EX-99. (11) 2 dex9911.htm OPINION OF ROPES & GRAY LLP OPINION OF ROPES & GRAY LLP

[Letterhead of Ropes & Gray LLP]

 

December 27, 2004

 

Scudder Capital Growth Fund

Two International Place

Boston, Massachusetts 02110

 

Ladies and Gentlemen:

 

We have acted as counsel to Scudder Capital Growth Fund (the “Fund”) in connection with the Registration Statement of the Fund on Form N-14 (the “Registration Statement”), under the Securities Act of 1933, as amended (the “Act”), relating to the proposed merger of the Fund with Scudder Growth Fund (“Growth Fund”), and the issuance of shares of the Fund in connection therewith (the “Shares”), all in accordance with the terms of the form of the Agreement and Plan of Reorganization between the Fund, Growth Fund, and Deutsche Investment Management Americas, Inc. included in the Registration Statement (the “Agreement”).

 

We have examined the Fund’s Amended and Restated Declaration of Trust, as amended from time to time, (the “Declaration of Trust”) on file in the office of the Secretary of State of The Commonwealth of Massachusetts and the Fund’s By-Laws, as amended from time to time, and are familiar with the actions taken by the Fund’s Trustees in connection with the issuance and sale of the Shares.

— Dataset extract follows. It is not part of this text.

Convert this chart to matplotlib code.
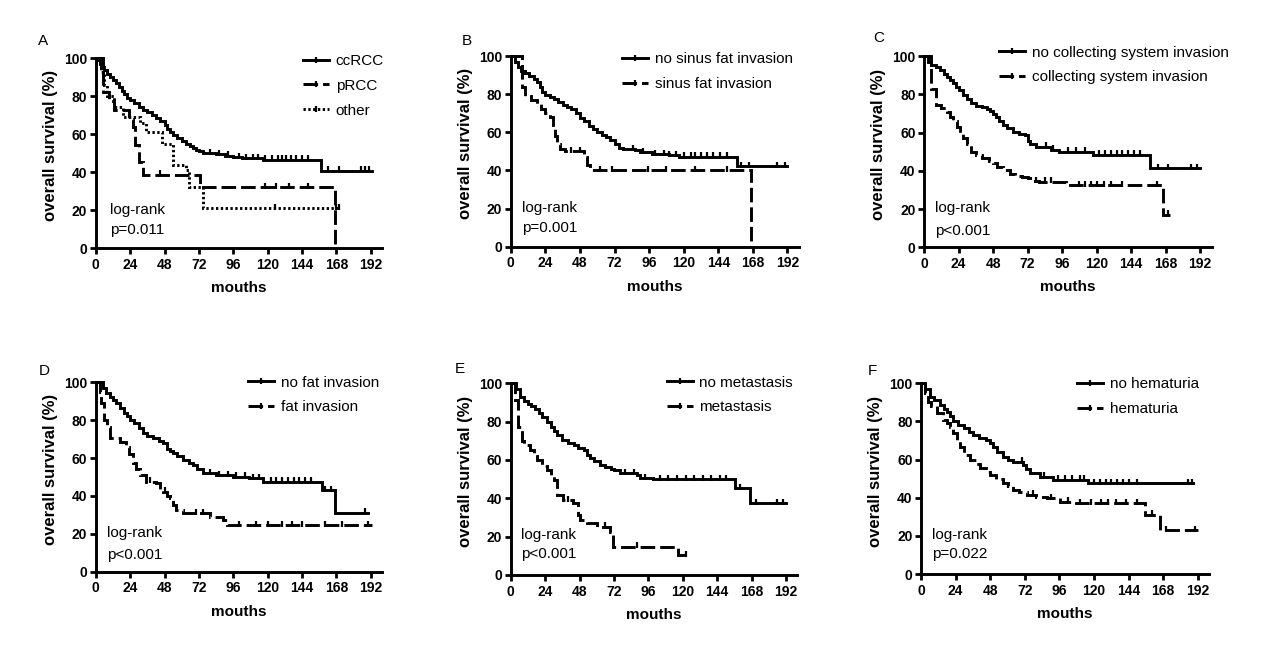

We have also examined such other documents and records as we have deemed necessary for the purposes of this opinion.

 

Based upon the foregoing, we are of the opinion that:

 

  1. The Fund is a series of Investment Trust (the “Trust”), a duly organized and validly existing unincorporated association under the laws of The Commonwealth of Massachusetts, and is authorized to issue an unlimited number of its shares of beneficial interest.

 

  2. The Shares have been duly authorized and, when issued in accordance with the Agreement, will be validly issued, fully paid, and nonassessable by the Fund.

 

The Trust is an entity of the type commonly known as a “Massachusetts business trust.” Under Massachusetts law, shareholders could, under certain circumstances, be held personally liable for the obligations of the Fund. However, the Declaration of Trust disclaims shareholder liability for acts or obligations of the Fund and permits notice of such disclaimer to be given in each note, bond, contract, instrument, certificate, or undertaking entered into or executed by the Trust or its Trustees. The Declaration of Trust provides for indemnification out of the property of the Fund for all loss and expense of any shareholder of the Fund held personally liable solely by reason of his being or having been a shareholder. Thus, the risk of a shareholder’s incurring financial loss on account of being a shareholder is limited to circumstances in which the Fund itself would be unable to meet its obligations.

 

We understand that this opinion is to be used in connection with the registration of the Shares for offering and sale pursuant to the Act. We consent to the filing of this opinion with and as part of the Registration Statement.